"The reinvention of daily life means marching off the end of our maps." Bob Black
I have joked many times that I'm either a Jill of all Trades or a Renaissance Woman, depending on my mood and the day. Lately I've been leaning more towards Jill of all Trades, master of some. If I'm being really honest, I've also had more than a handful of Jill of all Trades, master of none days. Winter is not my shining time, literally and figuratively speaking. Plus, the empty nest, being married to a traveling business man, and living in the middle of nowhere surrounded by things that make me sneeze, cough, and wheeze have not done much to boost my self assessment.
Damn it, Madge. Buck up.
I've told my reinvention stories before, and the truth is they're just my stories. They only have the power over me that I allow. What is in the past can remain there if we let go of our attachment to the emotions we feel in response to the things that happened. Still, we can't deny that each choice has an impact on the trajectory of our lives. It's important to remember that we are free at any time to make a new choice.
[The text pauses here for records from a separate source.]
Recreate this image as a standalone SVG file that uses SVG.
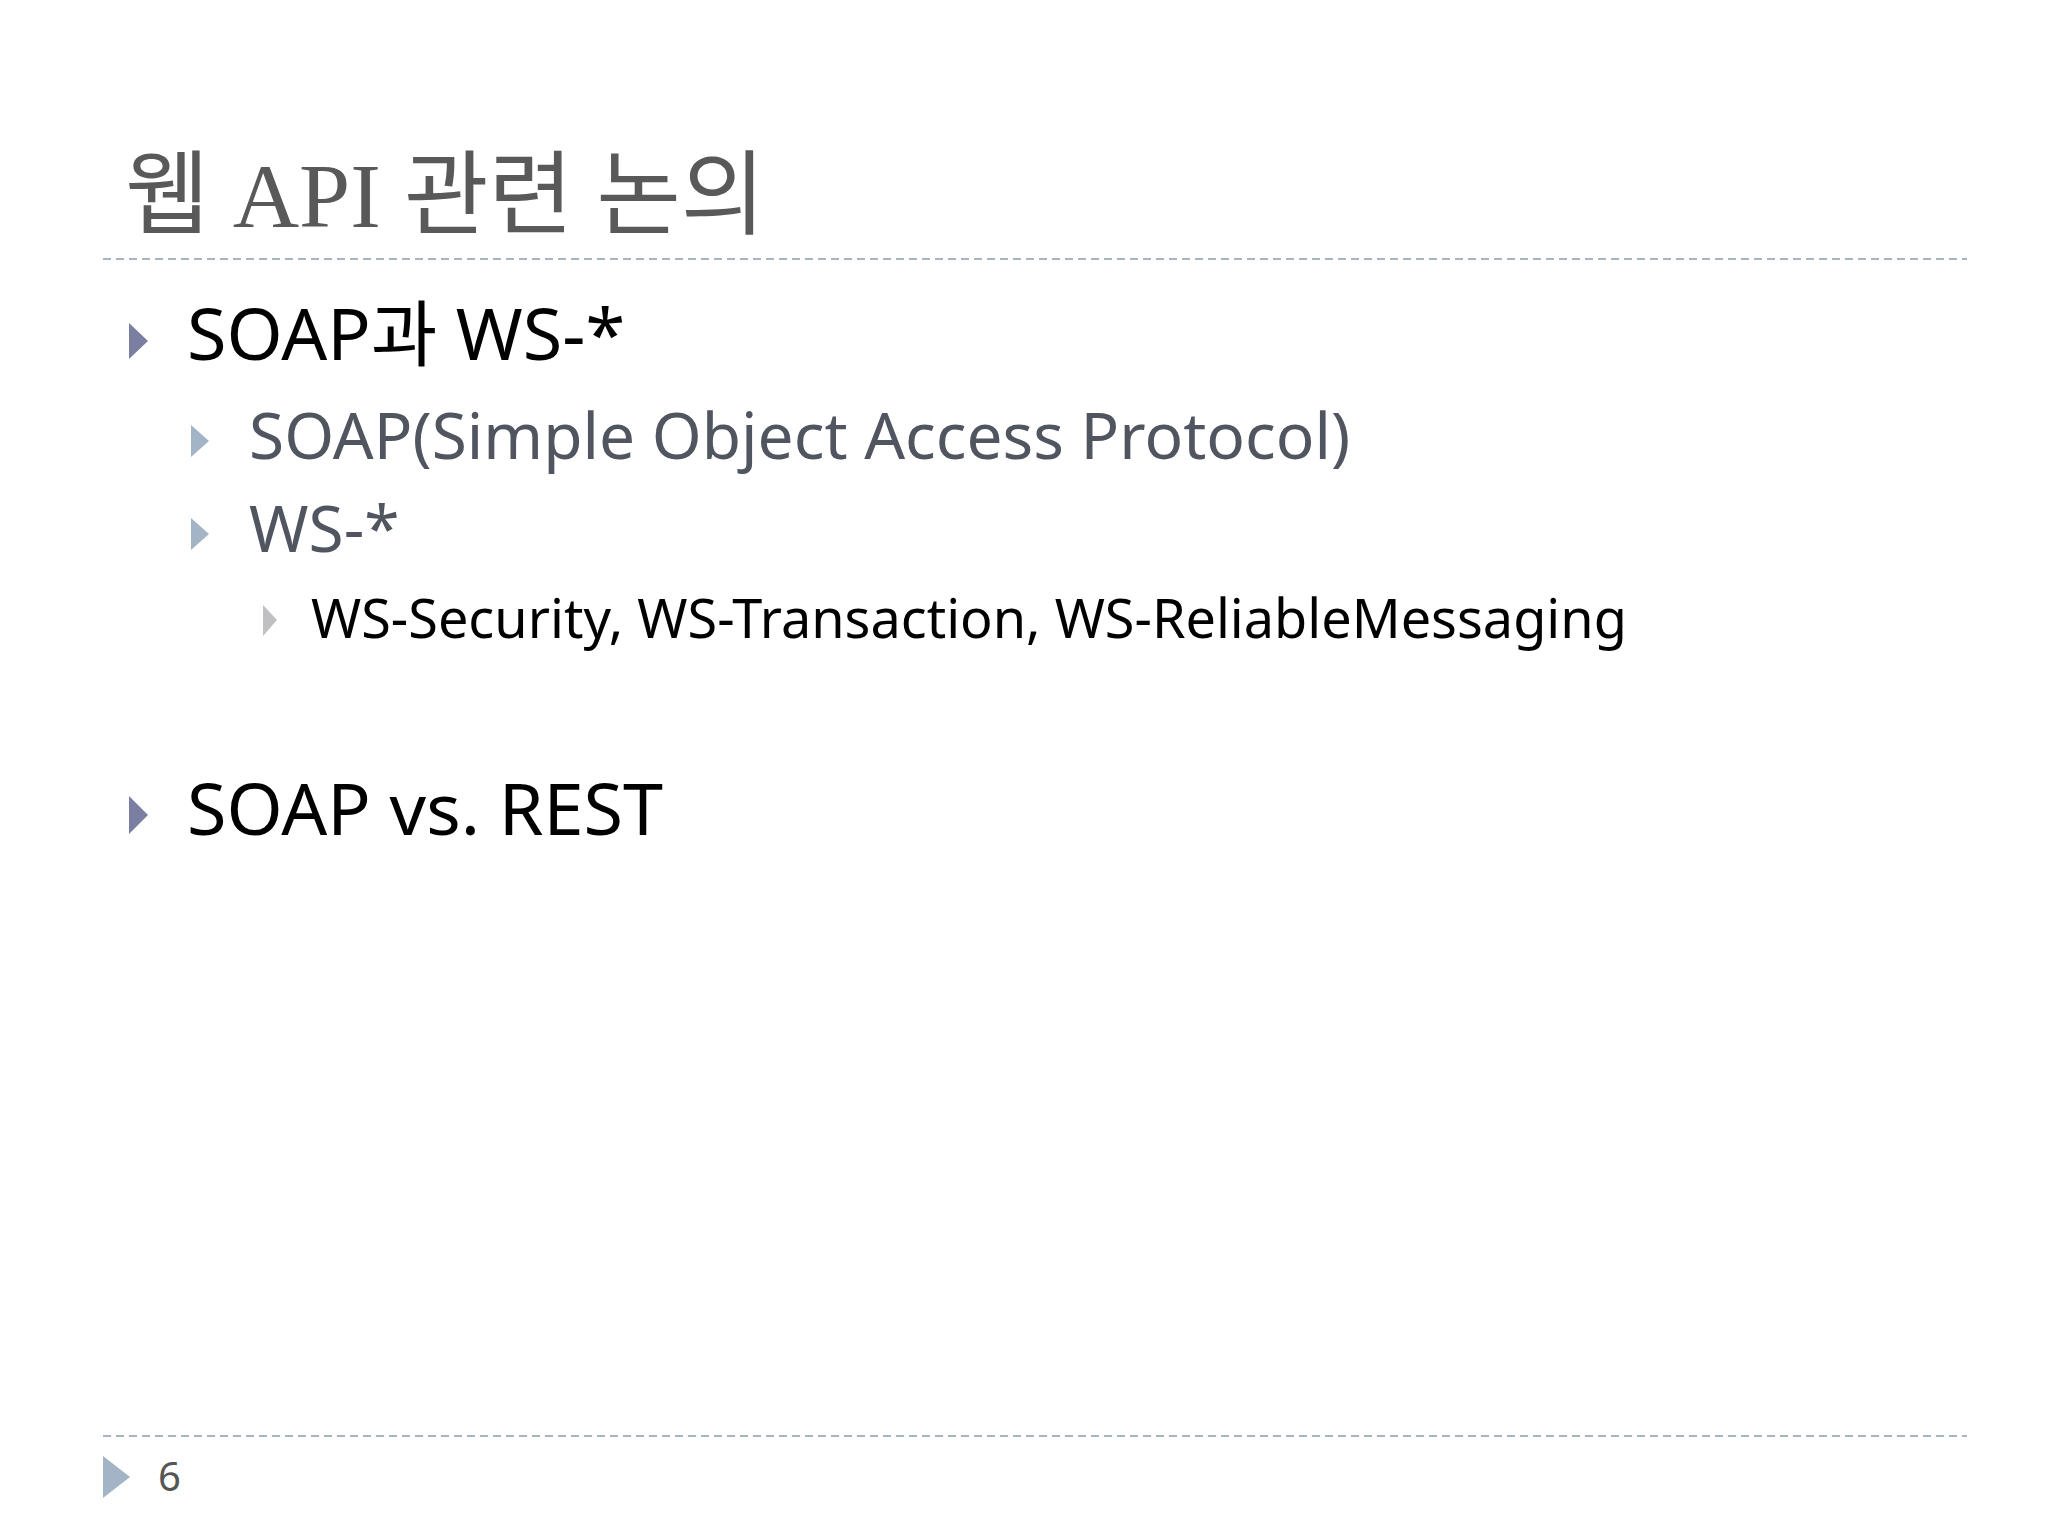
<svg xmlns="http://www.w3.org/2000/svg" width="2048" height="1536" viewBox="0 0 2048 1536">
<style>
.s{font-family:"Noto Sans","Noto Sans CJK KR",sans-serif}
.t{font-family:"Liberation Serif","Noto Sans CJK KR",serif}
.dl{stroke:#a8b4c0;stroke-width:2;stroke-dasharray:8,5}
</style>
<rect width="2048" height="1536" fill="#ffffff"/>
<g id="title"><text class="t" x="125" y="227" font-size="92" fill="#595959">웹 API 관련 논의</text></g>
<line class="dl" x1="103" y1="259" x2="1967" y2="259"/>
<g id="b1"><polygon points="129,323 148,341 129,359" fill="#7a7ea0"/>
<text class="s" x="187" y="360" font-size="72" fill="#000">SOAP과 WS-*</text></g>
<g id="b11"><polygon points="191,425 209,441 191,457" fill="#a3b4c6"/>
<text class="s" x="249" y="459" font-size="64" fill="#505560">SOAP(Simple Object Access Protocol)</text></g>
<g id="b12"><polygon points="191,518 209,534 191,550" fill="#a3b4c6"/>
<text class="s" x="249" y="552" font-size="64" fill="#505560">WS-*</text></g>
<g id="b121"><polygon points="263,605 277,620 263,636" fill="#c0c0c4"/>
<text class="s" x="311" y="638" font-size="54" fill="#000">WS-Security, WS-Transaction, WS-ReliableMessaging</text></g>
<g id="b2"><polygon points="129,796 148,815 129,834" fill="#7a7ea0"/>
<text class="s" x="187" y="835" font-size="72" fill="#000">SOAP vs. REST</text></g>
<line class="dl" x1="103" y1="1436" x2="1967" y2="1436"/>
<g id="footer"><polygon points="103,1456 130,1477 103,1498" fill="#a3b4c6"/>
<text class="s" x="158" y="1491" font-size="40" fill="#555">6</text></g>
</svg>
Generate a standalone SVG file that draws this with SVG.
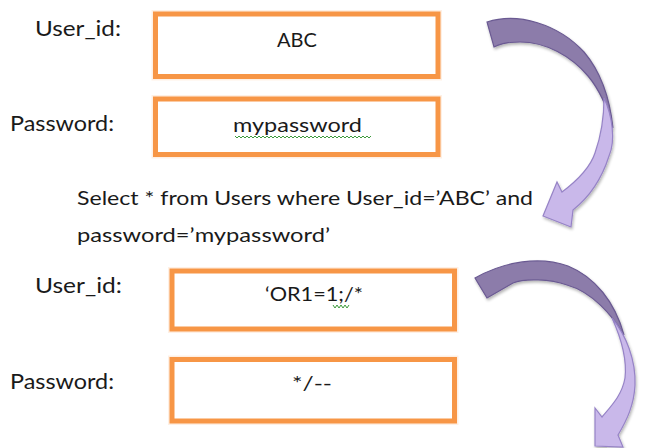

I'm either a Jill of all Trades or a Renaissance Woman. Everything is perspective. In my lifetime, I have been an actress, a vocalist, a band member, a waitress, a cabaret performer, a home shopping guest, a DIY jewelry making and craft expert, a craft segment TV co-host and guest, a mom, a gallery owner, a magazine editor, a features writer, a published poet, an author, a restaurant manager, a star student, a creativity guru, a blogger, a social media maven, a consultant, a PR person, a public speaker...
My restless creativity drives me to toss on my trusty pith helmet, head off on new adventures, and take the side roads whenever possible.
It's also my unfortunate tendency to make sweeping declarations. "I am finished with this! I am now doing that!" These are silly declarations, because the creative force doesn't like being limited. Muses are not amused when forced to follow rules and regulations. My muse is particularly petulant. She will go on strike for months if I try to limit her horizons.
Me: I am finished with this! I am now doing that!
Muse: (Sits, sighs, pouts) Fuck it. I'm going to sit on this log and pout until you un-tether me.
Me: Fine. Whatever.
Clock: Tick, tock, tick, tock.
Me: (Exasperated) ARGH, FINE! Do what you will, Muse.
Muse: Well, it's about damn time. (Stands up, straightens skirt, reapplies lipstick, saunters forward.)
My business card used to have about ten jobs/skills listed on it, I could have added an accordion folded attachment. My LinkedIn is similarly extensive and quite possibly confusing. What does this woman do, exactly? Why can't she pick something?
Restlessly Creative, Party of One? Here!
Maybe, though, I'd be better served with Renaissance Woman, or Creative Force of Nature, or Jill of all Trades and Master of Some...
...or better still: It's Complicated.
There's also Possibilitarian, which is what my husband called himself when we met 20 some years ago. This was a big factor in my falling in love with him.
"Life is an adventure, it's not a package tour." Eckhart TolleThe thing is, there's always a new horizon. There is always something calling us forward. I am curious, about everything. There is so much to see, experience, do, learn, how can anyone pick one? I can say this without hesitation and surely without limitation: I am a work in progress. As I evolve, my interests evolve, my talents evolve, and my consciousness evolves. I'm on a journey and the destination is not the point. Our outer journey is our inner journey. The more we press forward and expand outward, the more we grow inward. Our only limitations are self imposed. I will not limit myself or give up on myself. This story is not finished, it's only just begun.